A resourceful researcher, Daisy, has disappeared. No-one has seen her for days, she hasn’t been in contact with the librarians, no-one knows what she was working on – only that it seemed significant, even dangerous enough, for it to be kept secret. There might, however, be clues among the books that Daisy was reading. And when – courtesy of a worried librarian (a convincingly concerned Rosalind Sydney) – we are invited to investigate ... well, who doesn’t love a mystery, where there are codes to break and clues to find?

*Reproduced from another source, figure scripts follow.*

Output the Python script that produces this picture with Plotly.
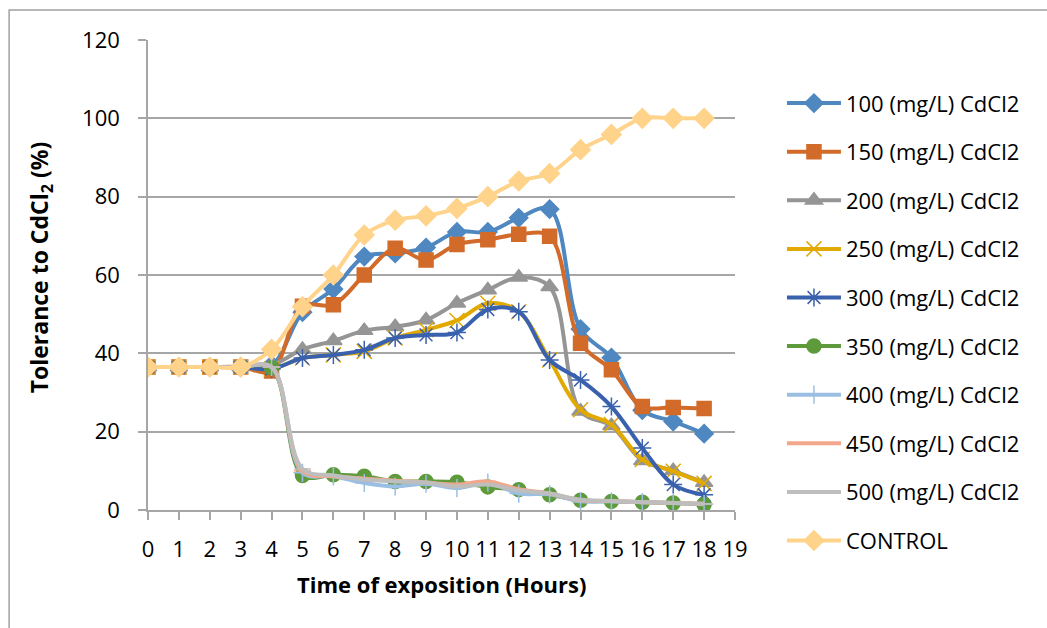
import plotly.graph_objects as go

hours = list(range(0, 19))

s100 = [36.5, 36.5, 36.5, 36.5, 37.0, 50.5, 56.4, 64.7, 65.5, 67.0, 71.0, 71.0, 74.6, 76.8, 46.2, 38.9, 25.5, 22.6, 19.5]
s150 = [36.5, 36.5, 36.5, 36.5, 35.5, 52.0, 52.4, 60.0, 66.8, 63.8, 67.8, 69.0, 70.4, 69.9, 42.6, 35.8, 26.4, 26.2, 25.9]
s200 = [36.5, 36.5, 36.5, 36.5, 37.0, 41.0, 43.2, 45.8, 46.8, 48.5, 52.8, 56.2, 59.4, 57.0, 25.2, 21.5, 12.6, 10.0, 7.0]
s250 = [36.5, 36.5, 36.5, 36.5, 36.0, 38.8, 39.6, 40.5, 43.9, 46.0, 48.4, 52.8, 50.6, 38.3, 25.6, 21.8, 12.9, 9.9, 6.8]
s300 = [36.5, 36.5, 36.5, 36.5, 36.0, 38.8, 39.6, 40.9, 43.9, 44.7, 45.3, 51.2, 50.6, 38.3, 33.2, 26.4, 15.8, 6.5, 3.9]
s350 = [36.5, 36.5, 36.5, 36.5, 36.3, 8.8, 9.0, 8.6, 7.3, 7.3, 7.1, 5.9, 5.2, 3.9, 2.5, 2.2, 2.0, 1.8, 1.4]
s400 = [36.5, 36.5, 36.5, 36.5, 36.5, 9.5, 8.6, 6.9, 6.0, 6.7, 5.6, 7.0, 4.2, 4.0, 2.2, 2.2, 2.0, 1.8, 1.5]
s450 = [36.5, 36.5, 36.5, 36.5, 36.5, 10.0, 8.6, 8.0, 7.5, 7.0, 6.5, 7.3, 5.3, 4.2, 2.5, 2.3, 2.0, 1.8, 1.6]
s500 = [36.5, 36.5, 36.5, 36.5, 36.5, 10.5, 8.8, 7.8, 7.3, 7.0, 6.0, 6.5, 5.0, 4.2, 2.6, 2.3, 2.0, 1.8, 1.6]
control = [36.5, 36.5, 36.5, 36.5, 41.0, 51.9, 60.0, 70.2, 74.0, 75.1, 77.0, 80.0, 84.0, 85.9, 92.0, 95.9, 100.0, 100.0, 100.0]

names = ["100 (mg/L) CdCl2", "150 (mg/L) CdCl2", "200 (mg/L) CdCl2", "250 (mg/L) CdCl2",
         "300 (mg/L) CdCl2", "350 (mg/L) CdCl2", "400 (mg/L) CdCl2", "450 (mg/L) CdCl2",
         "500 (mg/L) CdCl2", "CONTROL"]
series = [s100, s150, s200, s250, s300, s350, s400, s450, s500, control]

x_ticks = list(range(0, 20))
y_ticks = [0, 20, 40, 60, 80, 100, 120]

colors = ["#4F88C0", "#D26B29", "#959595", "#E2A900", "#3A61AD",
          "#5E9A3C", "#9BBFE3", "#F2A78A", "#BEBEBE", "#FFD38A"]
symbols = ["diamond", "square", "triangle-up", "x-thin-open", "asterisk-open",
           "circle", "cross-thin-open", "line-ew-open", "line-ew-open", "diamond"]
sizes = [14, 14, 15, 15, 15, 14, 13, 12, 12, 15]

FONT = "Open Sans"

fig = go.Figure()
for i, (nm, ys) in enumerate(zip(names, series)):
    fig.add_trace(go.Scatter(
        x=hours, y=ys, name=nm, mode="lines+markers",
        legendgroup=f"g{i}",
        line=dict(color=colors[i], width=4, shape="spline", smoothing=1.0),
        marker=dict(symbol=symbols[i], size=sizes[i], color=colors[i],
                    line=dict(color=colors[i], width=1.5)),
    ))

axis_gray = "#A6A6A6"
fig.update_layout(
    width=1047, height=628,
    margin=dict(l=147.5, r=312, t=40, b=117.5, autoexpand=False),
    paper_bgcolor="white", plot_bgcolor="white",
    font=dict(family=FONT, size=22, color="black"),
    showlegend=True,
    legend=dict(x=1.080, y=0.91, xanchor="left", yanchor="top",
                font=dict(family=FONT, size=22, color="black"),
                tracegroupgap=17, itemwidth=54, bgcolor="rgba(0,0,0,0)",
                maxheight=620),
    xaxis=dict(range=[0, 19], tickmode="array", tickvals=x_ticks,
               ticktext=[str(v) for v in x_ticks],
               showgrid=False, zeroline=False, showline=True, linecolor=axis_gray,
               linewidth=1.5, ticks="outside", ticklen=8, tickcolor=axis_gray,
               tickwidth=1.5, ticklabelstandoff=11,
               tickfont=dict(family=FONT, size=22, color="black")),
    yaxis=dict(range=[0, 120], tickmode="array", tickvals=y_ticks,
               ticktext=[str(v) for v in y_ticks],
               showgrid=True, gridcolor=axis_gray, gridwidth=1.5, zeroline=False,
               showline=True, linecolor=axis_gray, linewidth=1.5,
               ticks="outside", ticklen=8, tickcolor=axis_gray, tickwidth=1.5,
               ticklabelstandoff=14,
               tickfont=dict(family=FONT, size=22, color="black")),
    annotations=[
        dict(text="<b>Time of exposition (Hours)</b>", xref="paper", yref="paper",
             x=0.5, y=(510.5 - 585) / 470.5, xanchor="center", yanchor="middle",
             showarrow=False, font=dict(family=FONT, size=22, color="black")),
        dict(text="<b>Tolerance to CdCl<sub>2</sub> (%)</b>", xref="paper", yref="paper",
             x=(40 - 147.5) / 587.5, y=(510.5 - 268) / 470.5, xanchor="center", yanchor="middle",
             textangle=-90, showarrow=False, font=dict(family=FONT, size=23, color="black")),
    ],
    shapes=[
        dict(type="rect", xref="paper", yref="paper",
             x0=(8.5 - 147.5) / 587.5, x1=(1070 - 147.5) / 587.5,
             y0=(510.5 - 650) / 470.5, y1=(510.5 - 10) / 470.5,
             line=dict(color="#A0A0A0", width=1.5), fillcolor="rgba(0,0,0,0)", layer="below"),
    ],
)

fig.write_html("out.html")
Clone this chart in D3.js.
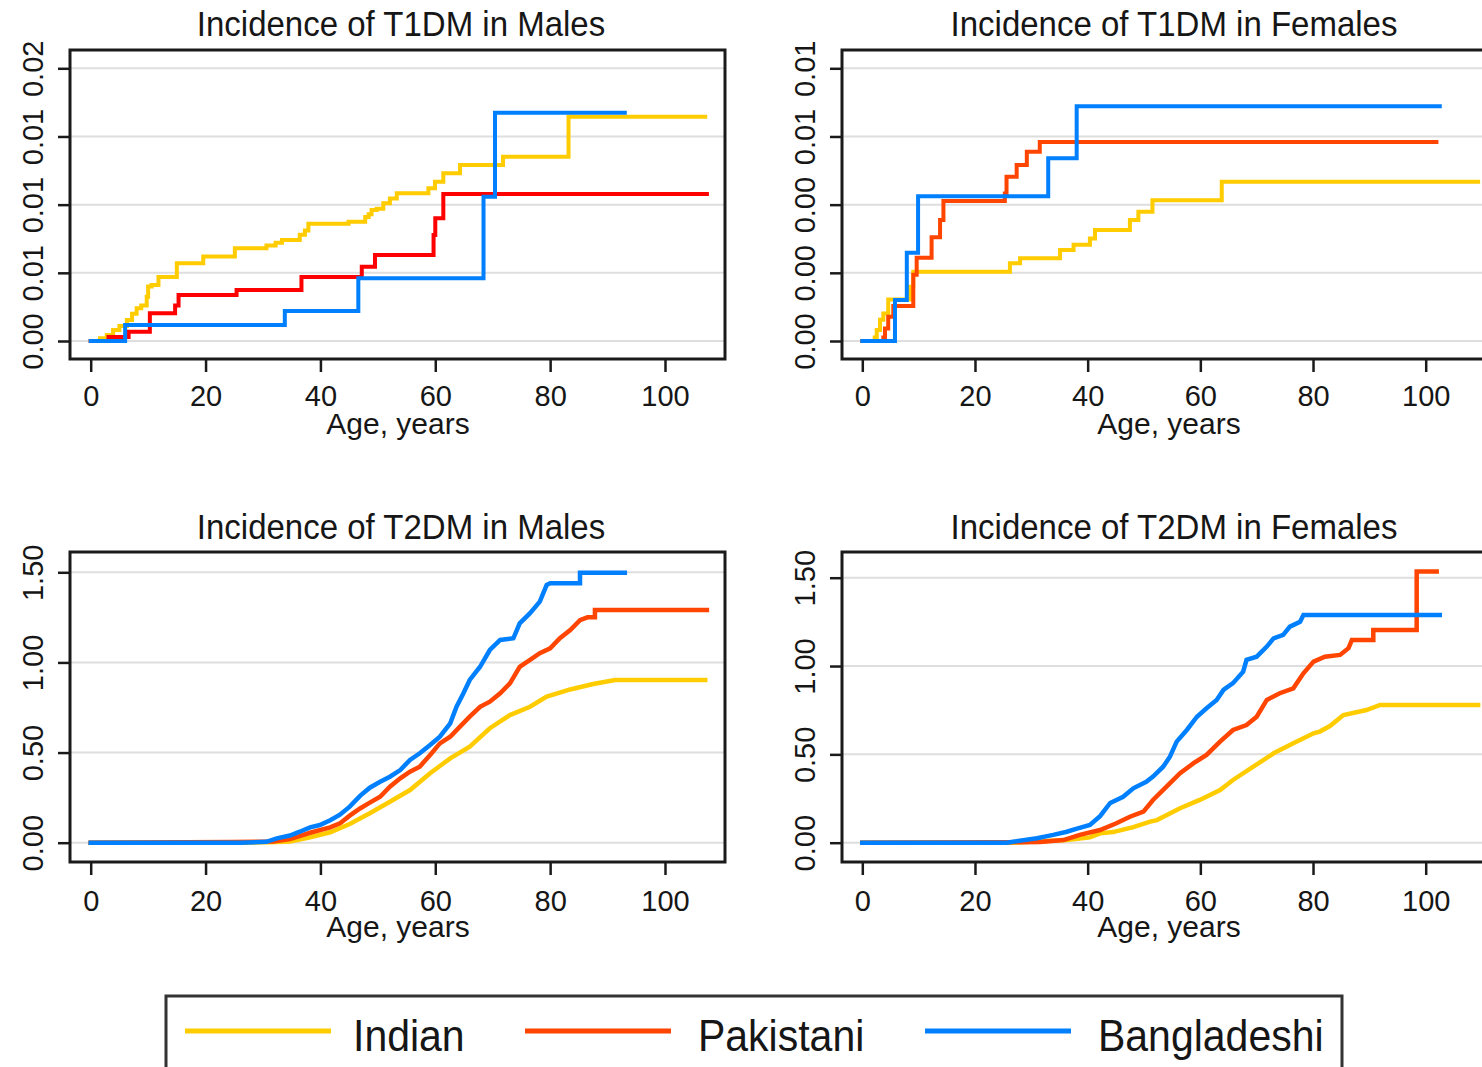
<!DOCTYPE html>
<html>
<head>
<meta charset="utf-8">
<script src="https://cdn.jsdelivr.net/npm/d3@7"></script>
<style>
  html, body { margin: 0; padding: 0; background: #fff; }
  svg { display: block; font-family: "Liberation Sans", Arial, sans-serif; }
</style>
</head>
<body>
<svg id="chart" width="1482" height="1067"></svg>
<script>
// ---------------- DATA ----------------
const categories = ["Indian", "Pakistani", "Bangladeshi"];
const panelTitles = [
  "Incidence of T1DM in Males", "Incidence of T1DM in Females",
  "Incidence of T2DM in Males", "Incidence of T2DM in Females"
];
const xAxisTitle = "Age, years";
const xTicks = [0, 20, 40, 60, 80, 100];

const yTicksT1M = [0, 0.005, 0.01, 0.015, 0.02];
const yLabelsT1M = ["0.00", "0.01", "0.01", "0.01", "0.02"];
const yTicksT1F = [0, 0.002, 0.004, 0.006, 0.008];
const yLabelsT1F = ["0.00", "0.00", "0.00", "0.01", "0.01"];
const yTicksT2 = [0, 0.5, 1, 1.5];
const yLabelsT2 = ["0.00", "0.50", "1.00", "1.50"];

// [age, cumulative incidence]
const indianT1M = [[0,0],[1.6,0.0002],[2.8,0.00044],[3.9,0.0008],[5.0,0.0011],[6.3,0.00154],[7.2,0.002],[8.0,0.0024],[8.8,0.0026],[9.75,0.00325],[10.0,0.004],[10.6,0.0041],[11.8,0.0047],[15.0,0.0057],[19.6,0.0062],[25.1,0.0068],[30.6,0.0070],[32.2,0.0072],[33.3,0.0074],[36.4,0.0078],[37.3,0.0081],[37.9,0.0086],[44.9,0.00875],[47.8,0.0091],[48.4,0.0093],[48.9,0.0096],[49.8,0.0097],[50.95,0.0101],[52.1,0.01046],[53.3,0.01083],[58.8,0.0112],[59.95,0.01168],[61.4,0.0123],[64.3,0.0129],[71.8,0.01351],[83.2,0.01644],[107.0,0.01644]];
const pakistaniT1M = [[0,0],[3.1,0.0003],[6.6,0.00068],[10.3,0.00203],[14.7,0.0026],[15.3,0.00337],[25.4,0.00374],[36.7,0.0047],[47.2,0.00545],[49.5,0.0063],[59.7,0.00777],[60.0,0.009],[61.4,0.01078],[107.3,0.01078]];
const bangladeshiT1M = [[0,0],[6.0,0.00117],[33.8,0.0022],[46.6,0.0046],[68.4,0.01058],[70.4,0.01674],[93.0,0.01674]];

const indianT1F = [[0,0],[2.2,0.0001],[2.56,0.00032],[3.14,0.00062],[3.73,0.00081],[4.6,0.00122],[8.47,0.00159],[9.05,0.00203],[26.2,0.00228],[28.0,0.00243],[35.1,0.00267],[37.5,0.00282],[40.4,0.00301],[41.3,0.00326],[47.5,0.00355],[49.0,0.00379],[51.5,0.00413],[63.8,0.00467],[109.3,0.00467]];
const pakistaniT1F = [[0,0],[3.73,0.0001],[4.03,0.00037],[4.6,0.00071],[5.5,0.00103],[9.05,0.00194],[9.65,0.00244],[12.3,0.00304],[13.8,0.00355],[14.4,0.00411],[25.3,0.00433],[25.6,0.00482],[27.4,0.00516],[29.2,0.00555],[31.5,0.00584],[101.9,0.00584]];
const bangladeshiT1F = [[0,0],[5.8,0.0012],[7.9,0.00259],[9.9,0.00425],[33.0,0.00536],[38.05,0.00689],[102.5,0.00689]];

const indianT2M = [[0,0],[26.5,0],[31,0.002],[34.7,0.006],[38.2,0.03],[41.7,0.058],[45.1,0.104],[48.6,0.163],[52.1,0.227],[55.6,0.292],[59.1,0.385],[62.6,0.468],[66.0,0.533],[69.5,0.635],[73.0,0.708],[76.5,0.754],[79.4,0.81],[83.5,0.85],[87.5,0.88],[91.3,0.903],[107.0,0.903]];
const pakistaniT2M = [[0,0],[24.8,0.004],[31.8,0.007],[34.7,0.02],[38.2,0.055],[41.7,0.085],[43.4,0.107],[45.1,0.15],[46.9,0.19],[48.6,0.222],[50.4,0.255],[52.1,0.311],[53.9,0.357],[55.6,0.394],[57.3,0.422],[59.1,0.487],[60.8,0.551],[62.6,0.588],[64.3,0.644],[66.0,0.699],[67.8,0.754],[69.5,0.782],[71.3,0.829],[73.0,0.884],[74.7,0.976],[76.5,1.014],[78.2,1.051],[80.0,1.078],[81.7,1.134],[83.5,1.18],[85.2,1.235],[86.5,1.25],[87.8,1.25],[87.8,1.291],[107.3,1.291]];
const bangladeshiT2M = [[0,0],[26,0],[30.6,0.005],[32.4,0.024],[34.7,0.04],[36.4,0.061],[38.2,0.085],[39.9,0.098],[41.7,0.125],[43.4,0.155],[45.1,0.2],[46.9,0.26],[48.6,0.305],[50.4,0.338],[52.1,0.366],[53.9,0.403],[55.6,0.459],[57.3,0.496],[59.1,0.542],[60.8,0.588],[62.6,0.662],[63.7,0.754],[64.9,0.829],[66.0,0.903],[67.8,0.976],[69.5,1.069],[71.3,1.125],[73.6,1.134],[74.7,1.217],[76.5,1.273],[78.2,1.337],[79.4,1.43],[80.0,1.439],[85.2,1.439],[85.2,1.498],[93.0,1.498]];

const indianT2F = [[0,0],[27,0],[36.3,0.015],[40.4,0.03],[42.2,0.053],[44.5,0.06],[48.1,0.088],[51.1,0.119],[52.3,0.128],[56.4,0.195],[59.9,0.242],[63.5,0.298],[65.8,0.355],[69.4,0.43],[73.0,0.506],[76.5,0.563],[80.1,0.619],[81.2,0.629],[83.0,0.66],[85.4,0.723],[89.5,0.751],[91.9,0.78],[109.3,0.78]];
const pakistaniT2F = [[0,0],[26,0.003],[31.5,0.004],[35.7,0.015],[38.6,0.044],[42.2,0.072],[45.1,0.11],[47.5,0.147],[49.9,0.176],[51.6,0.242],[54.0,0.317],[56.4,0.393],[58.8,0.45],[61.1,0.497],[63.5,0.572],[65.8,0.638],[68.2,0.666],[70.0,0.713],[71.8,0.808],[74.1,0.846],[76.5,0.874],[78.3,0.959],[80.1,1.025],[82.1,1.053],[84.8,1.063],[86.3,1.101],[86.9,1.148],[90.7,1.148],[90.7,1.204],[98.4,1.204],[98.4,1.535],[101.95,1.535]];
const bangladeshiT2F = [[0,0],[25.6,0],[31.0,0.025],[33.9,0.044],[36.3,0.062],[38.1,0.08],[40.4,0.1],[42.2,0.15],[44.0,0.225],[46.3,0.26],[48.1,0.308],[50.4,0.345],[51.6,0.374],[53.4,0.43],[54.6,0.487],[55.8,0.572],[57.6,0.638],[59.4,0.713],[61.1,0.761],[62.9,0.808],[64.1,0.865],[65.8,0.903],[67.6,0.968],[68.2,1.035],[70.0,1.053],[71.8,1.11],[73.0,1.157],[74.7,1.176],[75.9,1.223],[77.7,1.251],[78.3,1.289],[102.5,1.289]];

// ---------------- STYLE / LAYOUT ----------------
const COL_IND = "#ffcc00", COL_PAK = "#ff4500", COL_PAK_T1M = "#ff0000", COL_BAN = "#0080ff";
const TXT = "#161616";

const panels = [
  { title: panelTitles[0], frame: [70, 50, 725, 359], x0: 90.7, x100: 665, yTop: 68.3, yBot: 341,
    yTicks: yTicksT1M, yLabels: yLabelsT1M, step: true, lw: 4,
    series: [[indianT1M, COL_IND], [pakistaniT1M, COL_PAK_T1M], [bangladeshiT1M, COL_BAN]],
    titleX: 401, titleY: 36, axTitleX: 398, axTitleY: 434, tickLblY: 406 },
  { title: panelTitles[1], frame: [842, 50, 1484, 359], x0: 862.3, x100: 1425.7, yTop: 68.3, yBot: 341,
    yTicks: yTicksT1F, yLabels: yLabelsT1F, step: true, lw: 4,
    series: [[indianT1F, COL_IND], [pakistaniT1F, COL_PAK], [bangladeshiT1F, COL_BAN]],
    titleX: 1174, titleY: 36, axTitleX: 1169, axTitleY: 434, tickLblY: 406 },
  { title: panelTitles[2], frame: [70, 552, 725, 862], x0: 90.7, x100: 665, yTop: 572.3, yBot: 842.7,
    yTicks: yTicksT2, yLabels: yLabelsT2, step: false, lw: 4.5,
    series: [[indianT2M, COL_IND], [pakistaniT2M, COL_PAK], [bangladeshiT2M, COL_BAN]],
    titleX: 401, titleY: 539, axTitleX: 398, axTitleY: 937, tickLblY: 911 },
  { title: panelTitles[3], frame: [842, 552, 1484, 862], x0: 862.3, x100: 1425.7, yTop: 577.7, yBot: 842.7,
    yTicks: yTicksT2, yLabels: yLabelsT2, step: false, lw: 4.5,
    series: [[indianT2F, COL_IND], [pakistaniT2F, COL_PAK], [bangladeshiT2F, COL_BAN]],
    titleX: 1174, titleY: 539, axTitleX: 1169, axTitleY: 937, tickLblY: 911 }
];

const svg = d3.select("#chart");

panels.forEach(p => {
  const [fx0, fy0, fx1, fy1] = p.frame;
  const x = d3.scaleLinear().domain([0, 100]).range([p.x0, p.x100]);
  const yMax = p.yTicks[p.yTicks.length - 1];
  const y = d3.scaleLinear().domain([0, yMax]).range([p.yBot, p.yTop]);
  const g = svg.append("g");

  // gridlines
  g.selectAll("line.grid").data(p.yTicks).enter().append("line")
    .attr("x1", fx0).attr("x2", fx1)
    .attr("y1", d => y(d)).attr("y2", d => y(d))
    .attr("stroke", "#dedede").attr("stroke-width", 2);

  // series
  const line = d3.line().x(d => x(d[0])).y(d => y(d[1]))
    .curve(p.step ? d3.curveStepAfter : d3.curveLinear);
  p.series.forEach(([data, color]) => {
    g.append("path").datum(data).attr("d", line)
      .attr("fill", "none").attr("stroke", color).attr("stroke-width", p.lw)
      .attr("stroke-linejoin", "miter").attr("stroke-linecap", "square");
  });

  // frame
  g.append("rect").attr("x", fx0).attr("y", fy0)
    .attr("width", fx1 - fx0).attr("height", fy1 - fy0)
    .attr("fill", "none").attr("stroke", "#1a1a1a").attr("stroke-width", 3);

  // x axis
  const xa = g.append("g").attr("transform", `translate(0,${fy1})`)
    .call(d3.axisBottom(x).tickValues(xTicks).tickSize(13).tickFormat(d3.format("d")));
  xa.select(".domain").remove();
  xa.selectAll(".tick line").attr("stroke", "#1a1a1a").attr("stroke-width", 2.5);
  xa.selectAll(".tick text").attr("dy", null).attr("y", p.tickLblY - fy1)
    .attr("fill", TXT).attr("font-size", 29).attr("font-family", "Liberation Sans, Arial, sans-serif");

  // y axis
  const ya = g.append("g").attr("transform", `translate(${fx0},0)`)
    .call(d3.axisLeft(y).tickValues(p.yTicks).tickSize(12).tickFormat((d, i) => p.yLabels[i]));
  ya.select(".domain").remove();
  ya.selectAll(".tick line").attr("stroke", "#1a1a1a").attr("stroke-width", 2.5);
  ya.selectAll(".tick text").attr("dy", null).attr("x", 0).attr("y", -27)
    .attr("transform", "rotate(-90)").attr("text-anchor", "middle")
    .attr("fill", TXT).attr("font-size", 29).attr("font-family", "Liberation Sans, Arial, sans-serif");

  // titles (slightly tall glyphs like the reference)
  g.append("text").attr("transform", `translate(${p.titleX},${p.titleY}) scale(1,1.06)`)
    .attr("text-anchor", "middle").attr("font-size", 33).attr("fill", TXT).text(p.title);
  g.append("text").attr("x", p.axTitleX).attr("y", p.axTitleY).attr("text-anchor", "middle")
    .attr("font-size", 30).attr("fill", TXT).text(xAxisTitle);
});

// legend
const legendColors = [COL_IND, COL_PAK, COL_BAN];
const legendLineX = [185, 525, 925];
const legendTextX = [353, 698, 1098];
const lg = svg.append("g");
lg.append("rect").attr("x", 166).attr("y", 996).attr("width", 1176).attr("height", 100)
  .attr("fill", "#fff").attr("stroke", "#333").attr("stroke-width", 3);
categories.forEach((c, i) => {
  lg.append("line").attr("x1", legendLineX[i]).attr("x2", legendLineX[i] + 146)
    .attr("y1", 1031).attr("y2", 1031).attr("stroke", legendColors[i]).attr("stroke-width", 5);
  lg.append("text").attr("transform", `translate(${legendTextX[i]},1051) scale(1,1.1)`)
    .attr("font-size", 41).attr("fill", TXT).text(c);
});
</script>
</body>
</html>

The answers lie on the library’s shelves: schools groups used to web searches on tablets or smart-phones have, in Hidden, to rely on the old technologies of pen and paper and the printed page. First up, cryptic messages have to be decoded. They refer to specific books: find those, and more clues lurk in the passages that Daisy highlighted in green ink. Certain names, and themes, leap out from works of both fact and fiction, often with Daisy’s comments scrawled in the margins. Something, or some-one, was making her afraid – not just for herself, but for all of mankind. Would the future be a safe place? Were our freedoms under threat? Who could we trust? Why was the librarian asking us to share our discoveries with her, and upload them to the computer in the corner? Should we? It’s utterly absorbing, clever fun, albeit with a serious message: whatever technology you turn to, folks – stay alert, stay inquisitive.